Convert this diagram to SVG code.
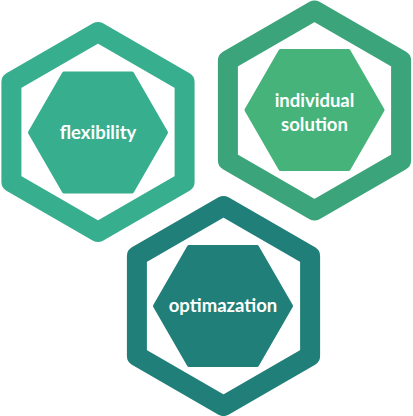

==========

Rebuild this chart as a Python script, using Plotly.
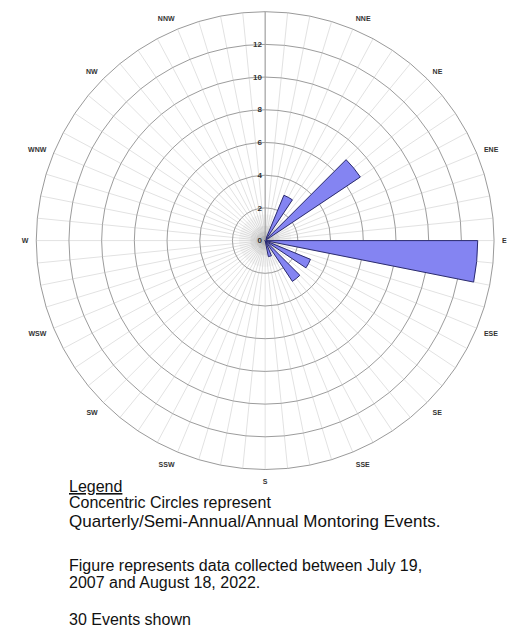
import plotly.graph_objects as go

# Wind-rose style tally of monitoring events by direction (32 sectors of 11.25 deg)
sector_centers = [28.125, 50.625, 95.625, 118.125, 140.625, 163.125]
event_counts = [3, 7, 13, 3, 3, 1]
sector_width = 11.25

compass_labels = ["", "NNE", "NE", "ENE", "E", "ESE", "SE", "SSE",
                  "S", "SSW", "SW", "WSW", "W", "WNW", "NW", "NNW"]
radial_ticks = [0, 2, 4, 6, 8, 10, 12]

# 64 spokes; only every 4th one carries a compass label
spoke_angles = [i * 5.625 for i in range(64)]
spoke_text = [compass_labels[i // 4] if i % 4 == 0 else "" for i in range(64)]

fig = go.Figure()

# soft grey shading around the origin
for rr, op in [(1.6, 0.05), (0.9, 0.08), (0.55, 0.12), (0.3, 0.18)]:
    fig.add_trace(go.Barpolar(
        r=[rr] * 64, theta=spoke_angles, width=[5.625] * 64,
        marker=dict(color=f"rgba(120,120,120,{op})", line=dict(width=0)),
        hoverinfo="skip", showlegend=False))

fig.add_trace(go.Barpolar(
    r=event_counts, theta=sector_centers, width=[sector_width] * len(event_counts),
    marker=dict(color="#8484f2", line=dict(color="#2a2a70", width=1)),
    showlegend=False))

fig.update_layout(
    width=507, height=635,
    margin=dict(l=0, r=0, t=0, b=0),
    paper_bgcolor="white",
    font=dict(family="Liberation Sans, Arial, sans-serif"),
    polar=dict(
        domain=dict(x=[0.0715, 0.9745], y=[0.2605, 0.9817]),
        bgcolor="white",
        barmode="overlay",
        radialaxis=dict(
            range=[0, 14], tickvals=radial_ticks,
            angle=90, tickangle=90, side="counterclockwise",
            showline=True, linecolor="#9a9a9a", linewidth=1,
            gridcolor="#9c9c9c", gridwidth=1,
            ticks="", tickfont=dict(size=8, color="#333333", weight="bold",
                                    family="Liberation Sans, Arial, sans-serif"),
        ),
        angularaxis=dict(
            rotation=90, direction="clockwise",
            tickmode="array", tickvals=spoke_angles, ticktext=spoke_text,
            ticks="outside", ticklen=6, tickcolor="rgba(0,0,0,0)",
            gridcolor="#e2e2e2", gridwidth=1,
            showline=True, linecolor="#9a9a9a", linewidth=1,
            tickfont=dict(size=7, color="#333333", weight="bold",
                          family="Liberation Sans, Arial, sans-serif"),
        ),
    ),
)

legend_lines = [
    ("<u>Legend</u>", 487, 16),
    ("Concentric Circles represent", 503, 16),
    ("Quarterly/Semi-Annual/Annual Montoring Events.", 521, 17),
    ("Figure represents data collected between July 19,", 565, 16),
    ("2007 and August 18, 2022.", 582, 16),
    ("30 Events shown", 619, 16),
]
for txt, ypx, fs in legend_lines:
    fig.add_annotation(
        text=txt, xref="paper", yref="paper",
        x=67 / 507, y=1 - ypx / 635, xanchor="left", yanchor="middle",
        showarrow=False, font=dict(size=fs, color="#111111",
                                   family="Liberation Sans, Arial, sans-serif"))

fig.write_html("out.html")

==========

OBJECTIVE:
Count how many lines above include the word "this" and answer with that figure only.

FINAL RESULT:
2